A lot of factors could have contributed to “Solo’s” failure: a poor release date just five months after “Star Wars: The Last Jedi” hit theaters, behind-the-scenes drama in which Ron Howard reshot much of the movie late into production, and sub-par reviews compared to other recent “Star Wars” movies.
“Any franchise can suffer from fatigue, particularly ones that have been around for decades,” Loria continued. “To last into the future, they need to connect with audiences as they reinvent themselves. That’s why we’ve seen so many versions of James Bond, of the ‘Halloween’ movies over the years. Not every movie in those franchises has worked, but they’ve been able to reinvent themselves and sustain audience interest across generations.”
READ MORE: 25 confirmed movies and TV shows being made for Disney Plus, the company’s Netflix competitor
Fortunately, “Star Wars” offers plenty of different avenues for reinvention.
The announced Disney Plus content shows that Disney is ready to tap into stories that have yet to be told, and even Benioff and Weiss’ trilogy will not be part of the main Skywalker saga that concludes with December’s “The Rise of Skywalker.” As Disney Plus prepares for launch, it might be the perfect time to move on.

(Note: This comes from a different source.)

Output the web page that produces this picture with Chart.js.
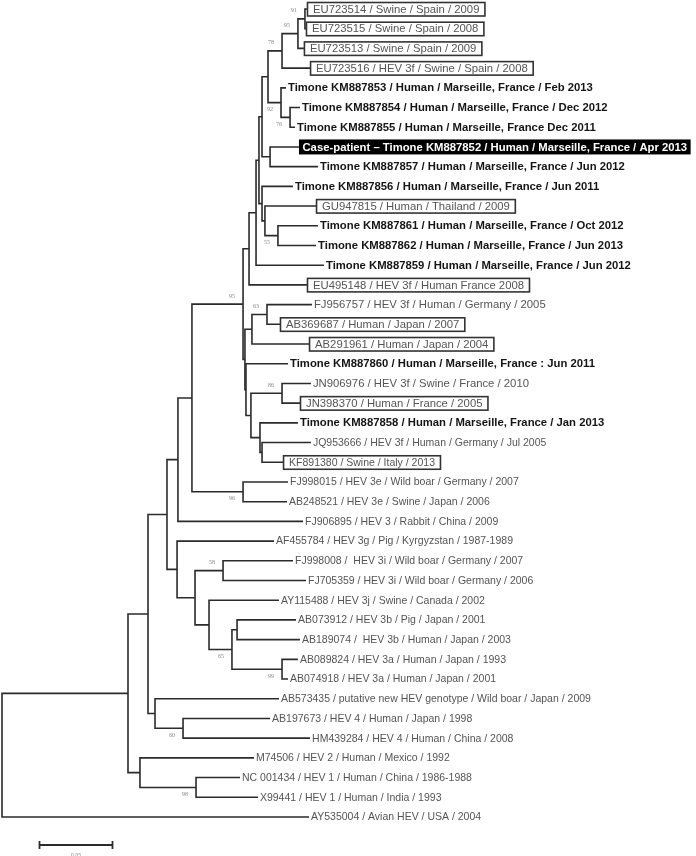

“As a person born in the 1970s who has been on this journey [with ‘Star Wars’] since then and my kids have grown up in it, the thing I find interesting about the franchise is that there’s a massive amount of stories to be told,” Beck said. “I think that’s where the notion of ‘Star Wars’ fatigue comes from. It’s not that there’s not new ways of diving into this universe and making content that will connect. It’s not fatigue with the franchise in absolute.”
He added, “At the end of the day, Disney has the potential to let geeks geek out, and the casual consumer to dip in and play along when they want to. But it comes down to good storytelling, like it always does. They’ll have more channels to do that than ever before. If they do, then everyone wins.”